**GIVEN DATA:**
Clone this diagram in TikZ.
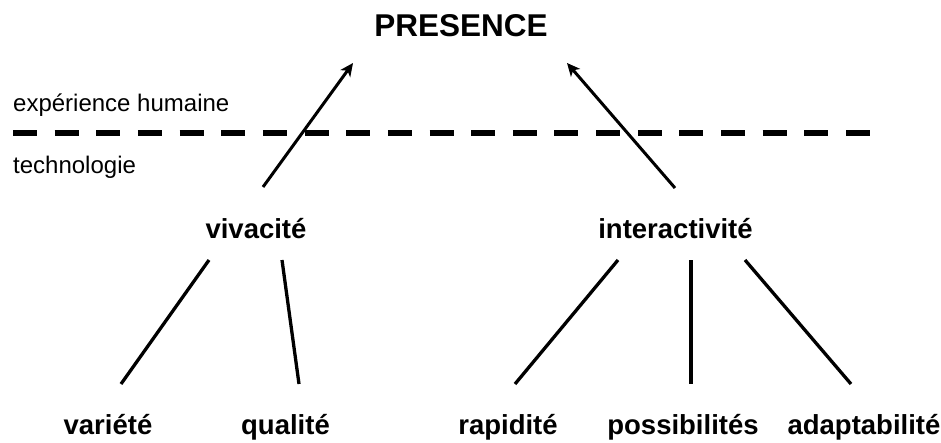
\documentclass[tikz,border=0pt]{standalone}
\usepackage{fontspec}
\setmainfont{Liberation Sans}
\usetikzlibrary{arrows.meta}
\begin{document}
\begin{tikzpicture}[x=1pt,y=-1pt,
  lbl/.style={inner sep=0pt,anchor=base,font=\fontsize{27.5}{30}\selectfont\bfseries},
  title/.style={inner sep=0pt,anchor=base,font=\fontsize{31.5}{34}\selectfont\bfseries},
  side/.style={inner sep=0pt,anchor=base west,font=\fontsize{24}{26}\selectfont},
  conn/.style={line width=3.3pt},
  arr/.style={line width=3pt,-{Stealth[length=13pt,width=12pt,inset=3.5pt]}},
  sep/.style={line width=6pt,dash pattern=on 24pt off 17.65pt}]
\useasboundingbox (0,0) rectangle (941,442);
\node[title] (pres) at (461,36) {PRESENCE};
\node[side] (exp) at (13,111) {expérience humaine};
\node[side] (tech) at (13,173) {technologie};
\node[lbl] (viv) at (256,238) {vivacité};
\node[lbl] (inter) at (675.5,238) {interactivité};
\node[lbl] (var) at (108,434) {variété};
\node[lbl] (qual) at (285.5,434) {qualité};
\node[lbl] (rap) at (508,434) {rapidité};
\node[lbl] (poss) at (683,434) {possibilités};
\node[lbl] (adap) at (864,434) {adaptabilité};
% separator
\coordinate (sepL) at (13,133);
\coordinate (sepR) at (870,133);
\draw[sep] (sepL) -- (sepR);
% arrows to PRESENCE
\coordinate (vivTop) at (263,187);
\coordinate (presL) at (353,63);
\coordinate (interTop) at (675,188);
\coordinate (presR) at (567,63);
\draw[arr] (vivTop) -- (presL);
\draw[arr] (interTop) -- (presR);
% vivacite branches
\coordinate (vivA) at (209,260);
\coordinate (vivB) at (282,260);
\coordinate (varT) at (121,384);
\coordinate (qualT) at (299,384);
\draw[conn] (vivA) -- (varT);
\draw[conn] (vivB) -- (qualT);
% interactivite branches
\coordinate (intA) at (618,260);
\coordinate (intB) at (691,260);
\coordinate (intC) at (745,260);
\coordinate (rapT) at (515,384);
\coordinate (possT) at (691,384);
\coordinate (adapT) at (851,384);
\draw[conn] (intA) -- (rapT);
\draw[conn] (intB) -- (possT);
\draw[conn] (intC) -- (adapT);
\end{tikzpicture}
\end{document}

**WHAT THE TASK REQUIRES:**
Write out the material above once more, exactly as it reads, with no pictures.

**COMPLETED TASK:**
Clone this diagram in TikZ.
\documentclass[tikz,border=0pt]{standalone}
\usepackage{fontspec}
\setmainfont{Liberation Sans}
\usetikzlibrary{arrows.meta}
\begin{document}
\begin{tikzpicture}[x=1pt,y=-1pt,
  lbl/.style={inner sep=0pt,anchor=base,font=\fontsize{27.5}{30}\selectfont\bfseries},
  title/.style={inner sep=0pt,anchor=base,font=\fontsize{31.5}{34}\selectfont\bfseries},
  side/.style={inner sep=0pt,anchor=base west,font=\fontsize{24}{26}\selectfont},
  conn/.style={line width=3.3pt},
  arr/.style={line width=3pt,-{Stealth[length=13pt,width=12pt,inset=3.5pt]}},
  sep/.style={line width=6pt,dash pattern=on 24pt off 17.65pt}]
\useasboundingbox (0,0) rectangle (941,442);
\node[title] (pres) at (461,36) {PRESENCE};
\node[side] (exp) at (13,111) {expérience humaine};
\node[side] (tech) at (13,173) {technologie};
\node[lbl] (viv) at (256,238) {vivacité};
\node[lbl] (inter) at (675.5,238) {interactivité};
\node[lbl] (var) at (108,434) {variété};
\node[lbl] (qual) at (285.5,434) {qualité};
\node[lbl] (rap) at (508,434) {rapidité};
\node[lbl] (poss) at (683,434) {possibilités};
\node[lbl] (adap) at (864,434) {adaptabilité};
% separator
\coordinate (sepL) at (13,133);
\coordinate (sepR) at (870,133);
\draw[sep] (sepL) -- (sepR);
% arrows to PRESENCE
\coordinate (vivTop) at (263,187);
\coordinate (presL) at (353,63);
\coordinate (interTop) at (675,188);
\coordinate (presR) at (567,63);
\draw[arr] (vivTop) -- (presL);
\draw[arr] (interTop) -- (presR);
% vivacite branches
\coordinate (vivA) at (209,260);
\coordinate (vivB) at (282,260);
\coordinate (varT) at (121,384);
\coordinate (qualT) at (299,384);
\draw[conn] (vivA) -- (varT);
\draw[conn] (vivB) -- (qualT);
% interactivite branches
\coordinate (intA) at (618,260);
\coordinate (intB) at (691,260);
\coordinate (intC) at (745,260);
\coordinate (rapT) at (515,384);
\coordinate (possT) at (691,384);
\coordinate (adapT) at (851,384);
\draw[conn] (intA) -- (rapT);
\draw[conn] (intB) -- (possT);
\draw[conn] (intC) -- (adapT);
\end{tikzpicture}
\end{document}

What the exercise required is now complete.